» **Exercise objective**: Find each line containing the word "this" and report how many there are. Add nothing else.

» **Stored rows**:
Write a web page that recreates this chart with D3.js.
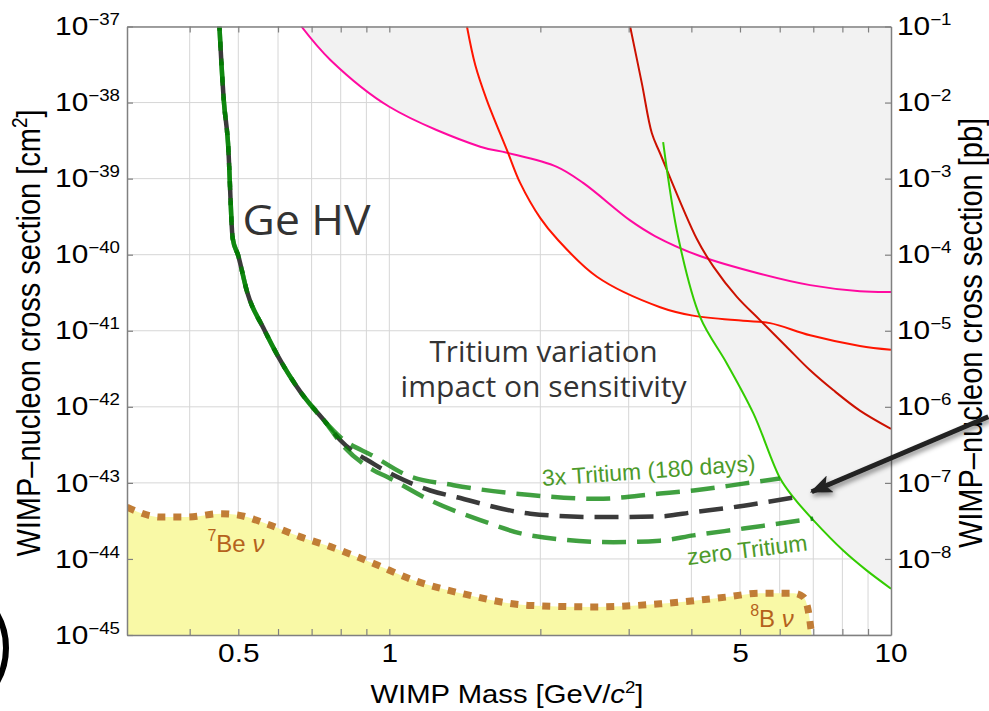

--

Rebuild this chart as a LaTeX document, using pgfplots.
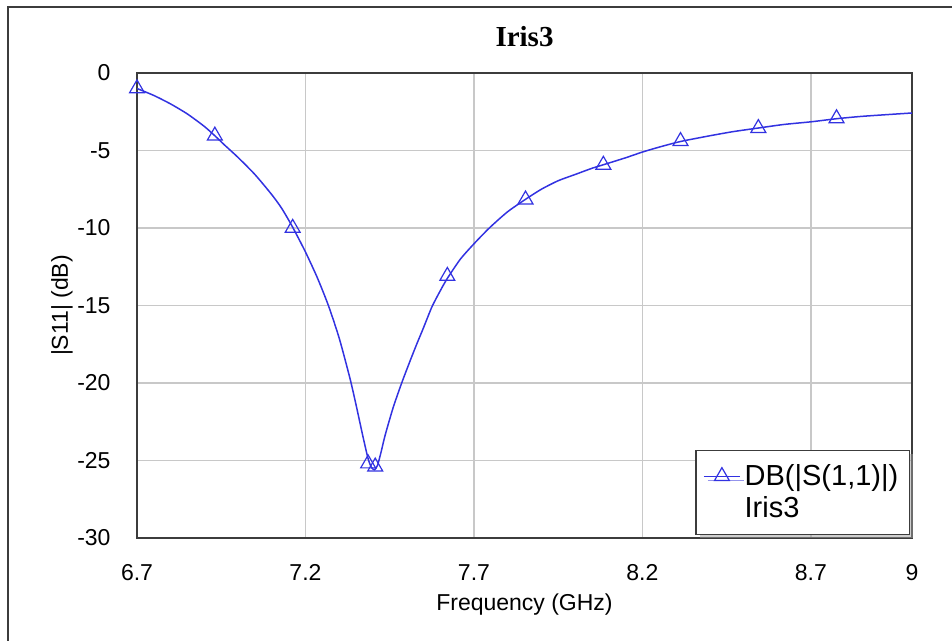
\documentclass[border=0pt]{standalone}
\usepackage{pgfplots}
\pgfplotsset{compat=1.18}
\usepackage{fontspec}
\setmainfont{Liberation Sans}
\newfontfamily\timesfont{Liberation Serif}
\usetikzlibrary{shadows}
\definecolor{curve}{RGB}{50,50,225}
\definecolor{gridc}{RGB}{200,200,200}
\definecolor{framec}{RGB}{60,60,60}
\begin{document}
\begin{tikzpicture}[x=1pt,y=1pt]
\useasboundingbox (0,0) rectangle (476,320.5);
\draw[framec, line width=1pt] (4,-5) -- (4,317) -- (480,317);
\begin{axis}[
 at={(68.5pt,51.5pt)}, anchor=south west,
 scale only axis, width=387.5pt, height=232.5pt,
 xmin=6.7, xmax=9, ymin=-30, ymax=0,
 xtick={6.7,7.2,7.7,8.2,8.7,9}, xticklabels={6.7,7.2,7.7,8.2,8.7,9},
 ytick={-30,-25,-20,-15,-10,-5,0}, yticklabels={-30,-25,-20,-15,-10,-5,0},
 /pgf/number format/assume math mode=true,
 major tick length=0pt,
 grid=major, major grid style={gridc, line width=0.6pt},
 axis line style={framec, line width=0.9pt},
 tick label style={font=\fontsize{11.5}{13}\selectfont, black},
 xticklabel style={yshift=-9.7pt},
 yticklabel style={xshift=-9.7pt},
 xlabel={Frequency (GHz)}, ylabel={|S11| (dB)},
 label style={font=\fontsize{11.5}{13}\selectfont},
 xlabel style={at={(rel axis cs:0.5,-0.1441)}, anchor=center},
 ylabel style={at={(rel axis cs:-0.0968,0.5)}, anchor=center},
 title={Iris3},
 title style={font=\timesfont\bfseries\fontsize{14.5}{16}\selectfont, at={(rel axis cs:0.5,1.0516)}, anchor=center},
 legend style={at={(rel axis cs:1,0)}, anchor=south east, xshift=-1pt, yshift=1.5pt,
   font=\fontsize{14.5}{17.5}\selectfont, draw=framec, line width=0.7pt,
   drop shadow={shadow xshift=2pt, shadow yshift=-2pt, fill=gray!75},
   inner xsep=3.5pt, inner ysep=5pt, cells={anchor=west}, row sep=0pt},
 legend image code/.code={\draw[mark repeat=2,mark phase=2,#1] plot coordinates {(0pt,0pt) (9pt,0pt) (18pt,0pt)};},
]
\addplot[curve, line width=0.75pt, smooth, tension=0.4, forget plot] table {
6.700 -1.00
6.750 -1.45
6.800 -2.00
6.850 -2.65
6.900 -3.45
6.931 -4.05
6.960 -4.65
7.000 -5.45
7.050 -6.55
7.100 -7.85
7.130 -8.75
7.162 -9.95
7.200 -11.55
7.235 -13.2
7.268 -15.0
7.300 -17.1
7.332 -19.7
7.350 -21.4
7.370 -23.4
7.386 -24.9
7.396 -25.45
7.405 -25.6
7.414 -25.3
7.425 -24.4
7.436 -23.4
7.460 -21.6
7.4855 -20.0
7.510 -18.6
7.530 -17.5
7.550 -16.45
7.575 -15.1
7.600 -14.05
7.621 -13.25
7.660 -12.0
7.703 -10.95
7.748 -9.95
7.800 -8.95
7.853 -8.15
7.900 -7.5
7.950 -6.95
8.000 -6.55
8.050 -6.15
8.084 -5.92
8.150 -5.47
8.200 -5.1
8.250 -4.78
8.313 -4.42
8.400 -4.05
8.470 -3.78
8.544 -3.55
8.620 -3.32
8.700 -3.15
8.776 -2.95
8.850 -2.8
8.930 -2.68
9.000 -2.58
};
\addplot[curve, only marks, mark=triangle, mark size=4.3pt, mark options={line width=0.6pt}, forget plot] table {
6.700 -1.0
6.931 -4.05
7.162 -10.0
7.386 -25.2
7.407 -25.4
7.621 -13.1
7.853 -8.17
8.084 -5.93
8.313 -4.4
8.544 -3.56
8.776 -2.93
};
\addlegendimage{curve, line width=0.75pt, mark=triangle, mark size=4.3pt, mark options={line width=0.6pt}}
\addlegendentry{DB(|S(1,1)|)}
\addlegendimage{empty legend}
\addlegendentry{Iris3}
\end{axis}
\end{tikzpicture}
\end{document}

==

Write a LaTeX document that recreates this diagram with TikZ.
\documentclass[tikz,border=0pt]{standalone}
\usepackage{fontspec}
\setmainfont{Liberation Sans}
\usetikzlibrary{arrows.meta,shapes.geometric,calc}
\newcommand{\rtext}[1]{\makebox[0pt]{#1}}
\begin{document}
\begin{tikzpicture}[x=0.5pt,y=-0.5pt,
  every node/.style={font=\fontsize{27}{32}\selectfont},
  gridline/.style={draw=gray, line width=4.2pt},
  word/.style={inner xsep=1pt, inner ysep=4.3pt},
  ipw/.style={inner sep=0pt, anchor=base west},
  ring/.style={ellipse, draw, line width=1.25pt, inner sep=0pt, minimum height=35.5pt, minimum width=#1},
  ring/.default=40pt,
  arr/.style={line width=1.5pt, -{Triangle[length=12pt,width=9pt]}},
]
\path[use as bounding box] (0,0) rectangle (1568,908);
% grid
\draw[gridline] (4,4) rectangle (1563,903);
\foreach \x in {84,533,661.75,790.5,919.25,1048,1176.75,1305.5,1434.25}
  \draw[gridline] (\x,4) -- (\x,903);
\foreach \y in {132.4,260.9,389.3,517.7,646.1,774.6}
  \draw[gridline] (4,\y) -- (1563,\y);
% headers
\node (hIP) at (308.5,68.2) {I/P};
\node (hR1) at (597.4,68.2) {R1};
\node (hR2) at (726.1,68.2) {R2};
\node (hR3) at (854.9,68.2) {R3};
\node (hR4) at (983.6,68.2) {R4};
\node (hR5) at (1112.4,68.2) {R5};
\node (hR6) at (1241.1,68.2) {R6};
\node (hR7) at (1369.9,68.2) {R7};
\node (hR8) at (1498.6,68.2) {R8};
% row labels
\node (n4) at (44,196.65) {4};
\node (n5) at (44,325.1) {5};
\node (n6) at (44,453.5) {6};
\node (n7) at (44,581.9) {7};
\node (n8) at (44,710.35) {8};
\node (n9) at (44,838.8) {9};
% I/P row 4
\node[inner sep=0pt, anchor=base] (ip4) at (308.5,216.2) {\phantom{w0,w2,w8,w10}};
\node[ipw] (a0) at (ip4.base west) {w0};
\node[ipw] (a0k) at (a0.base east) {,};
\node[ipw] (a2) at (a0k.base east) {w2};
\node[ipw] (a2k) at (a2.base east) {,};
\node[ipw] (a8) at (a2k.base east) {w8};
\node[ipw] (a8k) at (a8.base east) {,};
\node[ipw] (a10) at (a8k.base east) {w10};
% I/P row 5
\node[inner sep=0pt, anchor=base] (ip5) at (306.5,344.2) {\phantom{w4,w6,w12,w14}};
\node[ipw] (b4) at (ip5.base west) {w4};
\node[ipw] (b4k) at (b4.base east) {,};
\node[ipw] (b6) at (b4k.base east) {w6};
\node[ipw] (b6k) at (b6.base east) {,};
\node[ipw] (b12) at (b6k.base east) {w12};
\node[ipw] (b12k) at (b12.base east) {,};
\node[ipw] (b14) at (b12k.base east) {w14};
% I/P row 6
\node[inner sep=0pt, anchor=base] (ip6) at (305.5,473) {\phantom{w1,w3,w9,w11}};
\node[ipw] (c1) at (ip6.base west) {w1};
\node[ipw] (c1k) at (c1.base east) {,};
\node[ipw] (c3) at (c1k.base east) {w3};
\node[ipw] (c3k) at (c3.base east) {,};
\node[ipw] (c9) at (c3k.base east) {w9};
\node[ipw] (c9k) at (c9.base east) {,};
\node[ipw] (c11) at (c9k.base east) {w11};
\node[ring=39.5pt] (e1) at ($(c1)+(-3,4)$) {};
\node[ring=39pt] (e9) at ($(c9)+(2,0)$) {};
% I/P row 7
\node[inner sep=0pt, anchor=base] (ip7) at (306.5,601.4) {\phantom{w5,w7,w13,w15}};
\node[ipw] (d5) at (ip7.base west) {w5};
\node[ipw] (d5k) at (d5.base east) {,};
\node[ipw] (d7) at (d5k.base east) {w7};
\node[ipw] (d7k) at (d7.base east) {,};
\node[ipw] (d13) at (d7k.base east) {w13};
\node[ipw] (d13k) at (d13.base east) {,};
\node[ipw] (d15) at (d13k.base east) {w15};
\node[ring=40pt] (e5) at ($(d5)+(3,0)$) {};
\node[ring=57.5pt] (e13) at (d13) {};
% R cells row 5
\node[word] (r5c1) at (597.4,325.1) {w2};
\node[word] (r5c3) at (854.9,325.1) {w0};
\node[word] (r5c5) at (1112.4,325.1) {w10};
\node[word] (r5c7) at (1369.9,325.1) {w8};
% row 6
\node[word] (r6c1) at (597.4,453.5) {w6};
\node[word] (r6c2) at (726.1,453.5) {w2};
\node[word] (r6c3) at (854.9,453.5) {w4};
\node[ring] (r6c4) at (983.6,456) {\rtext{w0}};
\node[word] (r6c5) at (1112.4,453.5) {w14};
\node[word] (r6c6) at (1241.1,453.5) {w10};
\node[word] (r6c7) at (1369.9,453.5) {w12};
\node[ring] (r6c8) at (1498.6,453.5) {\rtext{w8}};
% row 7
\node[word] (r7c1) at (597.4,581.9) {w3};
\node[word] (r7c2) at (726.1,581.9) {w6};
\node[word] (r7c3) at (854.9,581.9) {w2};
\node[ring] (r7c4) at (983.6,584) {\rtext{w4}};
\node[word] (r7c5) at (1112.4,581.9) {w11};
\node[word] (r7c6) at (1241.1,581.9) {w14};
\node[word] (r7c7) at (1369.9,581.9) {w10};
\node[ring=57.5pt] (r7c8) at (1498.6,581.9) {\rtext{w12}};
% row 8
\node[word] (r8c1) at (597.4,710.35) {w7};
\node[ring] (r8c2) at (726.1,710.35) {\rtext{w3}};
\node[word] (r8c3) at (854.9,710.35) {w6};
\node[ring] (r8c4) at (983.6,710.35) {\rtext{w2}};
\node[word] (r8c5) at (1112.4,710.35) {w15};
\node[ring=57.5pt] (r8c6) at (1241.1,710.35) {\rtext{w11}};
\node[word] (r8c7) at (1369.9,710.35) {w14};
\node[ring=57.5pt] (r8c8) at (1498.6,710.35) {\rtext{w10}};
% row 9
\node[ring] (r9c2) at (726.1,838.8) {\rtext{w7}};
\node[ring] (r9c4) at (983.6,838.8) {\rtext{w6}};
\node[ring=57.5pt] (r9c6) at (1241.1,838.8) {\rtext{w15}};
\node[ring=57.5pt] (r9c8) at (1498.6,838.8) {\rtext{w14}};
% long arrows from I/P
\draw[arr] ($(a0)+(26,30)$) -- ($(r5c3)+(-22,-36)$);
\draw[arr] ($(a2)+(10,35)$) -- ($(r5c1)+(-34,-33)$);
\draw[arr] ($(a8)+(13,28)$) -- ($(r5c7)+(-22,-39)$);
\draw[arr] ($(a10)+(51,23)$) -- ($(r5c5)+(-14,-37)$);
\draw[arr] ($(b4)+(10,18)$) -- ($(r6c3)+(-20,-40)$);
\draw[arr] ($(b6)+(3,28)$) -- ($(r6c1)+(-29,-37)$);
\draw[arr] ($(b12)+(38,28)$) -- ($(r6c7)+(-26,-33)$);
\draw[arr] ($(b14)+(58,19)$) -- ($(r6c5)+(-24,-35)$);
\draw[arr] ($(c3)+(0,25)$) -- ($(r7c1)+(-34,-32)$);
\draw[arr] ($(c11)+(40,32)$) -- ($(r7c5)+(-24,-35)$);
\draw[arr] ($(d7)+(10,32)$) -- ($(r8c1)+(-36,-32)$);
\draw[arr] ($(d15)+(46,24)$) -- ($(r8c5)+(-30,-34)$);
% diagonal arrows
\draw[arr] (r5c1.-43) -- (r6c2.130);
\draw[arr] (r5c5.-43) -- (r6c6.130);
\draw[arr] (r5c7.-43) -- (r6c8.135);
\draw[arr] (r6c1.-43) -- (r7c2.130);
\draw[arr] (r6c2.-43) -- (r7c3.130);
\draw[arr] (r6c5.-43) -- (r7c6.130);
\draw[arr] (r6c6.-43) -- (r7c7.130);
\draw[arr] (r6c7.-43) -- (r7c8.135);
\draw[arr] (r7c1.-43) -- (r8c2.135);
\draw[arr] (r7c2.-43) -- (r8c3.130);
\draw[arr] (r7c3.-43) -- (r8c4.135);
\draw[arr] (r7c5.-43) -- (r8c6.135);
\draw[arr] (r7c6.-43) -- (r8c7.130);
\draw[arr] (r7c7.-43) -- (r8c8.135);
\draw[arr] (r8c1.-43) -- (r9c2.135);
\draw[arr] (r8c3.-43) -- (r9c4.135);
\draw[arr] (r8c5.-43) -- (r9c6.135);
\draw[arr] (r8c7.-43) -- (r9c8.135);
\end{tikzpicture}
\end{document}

» **Exercise solution**: 3